6

If they were to cancel the deal, I would be devastated.

If they canceled the deal, I would be devastated.

My thextbook says, the "if ... were to" construction gives much less probability for something to happen. But an American said to me that it is not, he does not perceive it when he hears it.

  • 4
    I (American) agree with your American friend. I don't perceive one as having a higher likelihood than the other. – Daniel Jun 28 '13 at 15:50
  • what is the name of your text book? – ullas84 Oct 25 '18 at 10:51
5

The current question overlaps considerably with this earlier one asking about using future tense after if.

As has often been pointed out on ELL, English only really has two tenses (past, and "not-past"). And "hypothetical" scenarios such as might follow if are "orthogonal" to the past-present-future timeline anyway, so we're pretty flexible about the choice of tense.

1: If you cancel, I will go instead
2: If you cancelled, I would go instead
3: If you were to cancel, I would go instead
4: If you are cancelling, I will go instead
5: If you will cancel, I will go instead
6: If you would cancel, I would go instead
etc., etc.

All the above are pretty much equivalent, except that using the modal will/would in #5/#6 is more evocative of volition (i.e. - If you are willing to cancel...), so it's more likely to be used when making a request, rather than a simple statement (about a hypothetical action/reaction).


Regarding OP's idea of the probability of the scenario being (or becoming) true, there's no difference implied by the actual choice of words. But if the speaker wishes to convey that he considers the scenario unlikely, he may well use OP's first format, stressing the word were...

If you were to cancel, I would be very surprised indeed!

4

In practice, most people would probably interpret these two sentences the same way, and I've never heard that "canceled" suggests a greater probability than "were to cancel."

However, strictly speaking, the two sentences do not mean the same thing. "If they were to cancel" uses the subjunctive mood, used to characterize hypothetical or counterfactual conditions. It implies that the cancellation decision has not yet been made, although I think it can also cover scenarios in which the decision has been made but you don't know the outcome yet, or in which you don't know whether the decision has been made yet or not.

"If they canceled" is not subjunctive, it is past tense indicative: it says that the decision to cancel or not cancel has already taken place, but the use of "if" says that you don't yet know the results of that decision. If that is indeed the case, I would suggest using "I will" (future tense) rather than "I would" (present subjunctive): you will learn the outcome of the decision in the future, and when you do, you will be devastated if the decision is to cancel.

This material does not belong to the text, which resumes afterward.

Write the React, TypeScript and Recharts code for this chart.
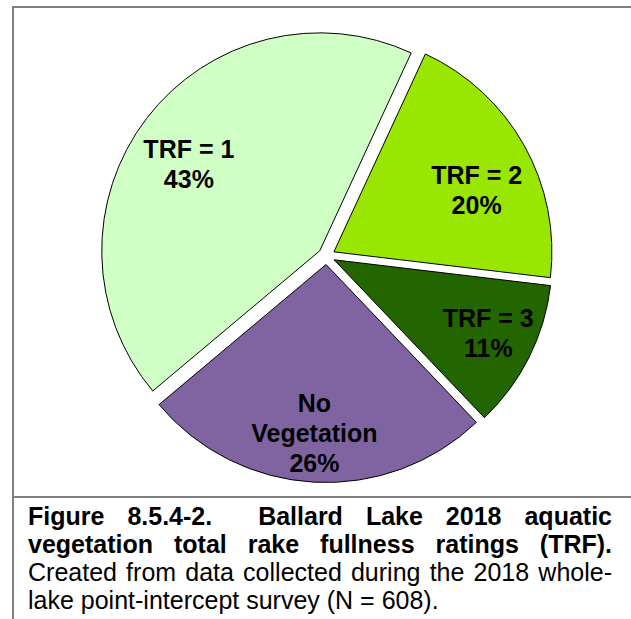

So here are three possible sentences you could use, depending on the timing of the decision:

"If they canceled the deal, I will be devastated." (the decision has already taken place, but you don't know the outcome yet)

"If they cancel the deal, I will be devastated." (the decision will take place in the future)

"If they were to cancel the deal, I would be devastated." (works with past or future, or if you don't know whether the decision has happened or not)

  • 2
    My feeling is that "If they have canceled the deal, I will be devastated" is a bit more precise. Since the implication is that we are looking at the process of cancellation taking place at any time up to the present there is an implied positioning of the act of canceling with the present. Also, I don't think that the last example can imply that they have already canceled the deal. In this case, would is conditional rather than past tense of will: if they were not to cancel the deal I would not be devastated. "If I were to find that they canceled the deal, I would be devastated" would work. – BobRodes Jun 29 '13 at 4:41
0

In the first sentence the decision is in the air; in the second sentence the decision has definitely been made, but the person in question has yet to find out which way things went.

The second sentence should probably read as follows:

If they canceled the deal, I would am going to be devastated.